The phone area is a nice, secluded, low-lit little alcove beside the bathrooms, with thick, noise-muffling wall-to-wall covering everything, and the latest black phone technology—credit card slits, green computer screens and buttons to amplify sound in case you can’t believe what you’re hearing. It is an ideal place for a crank or ransom call.

Sally, when I punch in her 609 number, answers thrillingly on the first jingle.

“So where in the world are
you?”
she says, her voice tingly and happy but also a voice that’s taking a reading. “I left you a long and poignant message last night. I may have been drunk.”

“And I tried to call you right back all this morning, to see if you’d fly up here in a chartered Cessna and come to Cooperstown with us. Paul thinks it’d be great. We’d have some fun.”

“Well. My goodness. I don’t know,” Sally says, acting happily confused. “Where are you right now?”

“Right now I’m in the Basketball Hall of Fame. I mean we’re visiting it—we’re not enshrined here. Not yet anyway.” I feel the most buoyant good spirit expand in my chest. All is not pissed away.

“But isn’t that in Ohio?”

“No, it’s in Springfield, Mass, where the first peach basket was nailed to the first barn door and the rest is history. Football’s in Ohio. We don’t have time for that.”

“Where
are
you going, again?”

She is enjoying all this, possibly relieved, acting breathless and appealed to. Plans might still spring to life. “Cooperstown, New York. One hundred seventy miles away,” I say enthusiastically. A woman several nooks down leans back and glowers at me as if I were making a call that amplified my voice in her receiver. Possibly she feels at risk being near a person in legitimately high spirits. “So whaddaya say?” I say. “Fly up to Albany right now, and we’ll pick you up.” I
am
talking too loud and need to put a lid on it before a Hall of Fame SWAT team is summoned. “I’m serious,” I say, more modulated, but more serious too.
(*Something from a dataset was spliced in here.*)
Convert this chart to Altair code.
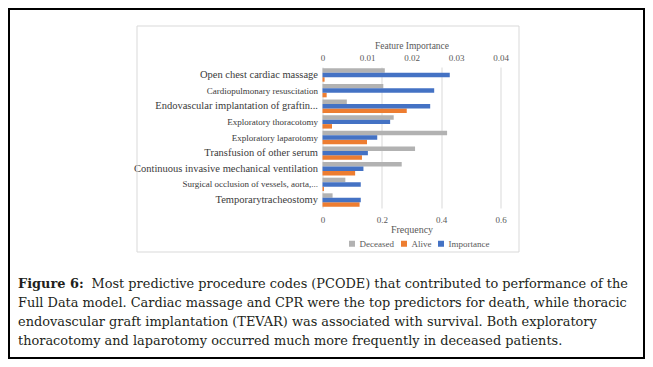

“Well, you’re very sweet to ask.”

“I
am
very sweet. That’s right. But I’m not letting you off the hook.” I say this a bit too loud again. “I just woke up this morning and realized I was crazy as hell last night and that I’m crazy about you. And I don’t want to wait till Monday or whenever the hell.” For a nickel I’d muster Paul right back to the car and beat it back down to South Mantoloking along with all the other beach yahoos. Though I’d be a bad man for doing so. Being willing to invite Sally in on our sacred hombre-to-hombre is already bad enough—though like anybody else, Paul’d have more fun being along on something technically illicit. The world, as I told him, lets you do what you want if you can live with the consequences. We’re all free agents.

“Could I ask you something?” she says, two jots too serious.

“I don’t know,” I say. “It may be too serious. I’m not a serious man. And it can’t be about you not coming up here.”

“Would you tell me what you find so enthralling now that you didn’t notice last night?” Sally says this in a self-mocking, good-natured way. But important info is being sought. Who could blame her?

“Well,” I say, my mind suddenly whirring. A man exits the bathroom, so that I get a stern whiff of urinal soap. “You’re a grownup, and you’re exactly the way you seem, at least as far as I can tell. Everybody’s not like that.” Including me. “And you’re loyal and you have a quality of straight-talking impartiality”—this sounds wrong—“that isn’t inconsistent with passion, which I
really
like. I guess I just have a feeling some things have to be investigated further between you and me or we’ll both be sorry. Or I will anyway. Plus, you’re just about the prettiest woman I know.”

“I’m just about
not
the prettiest woman you know,” Sally says. “I’m pretty in a usual way. And I’m forty-two. And I’m too tall.” She sighs as though being tall made her tired.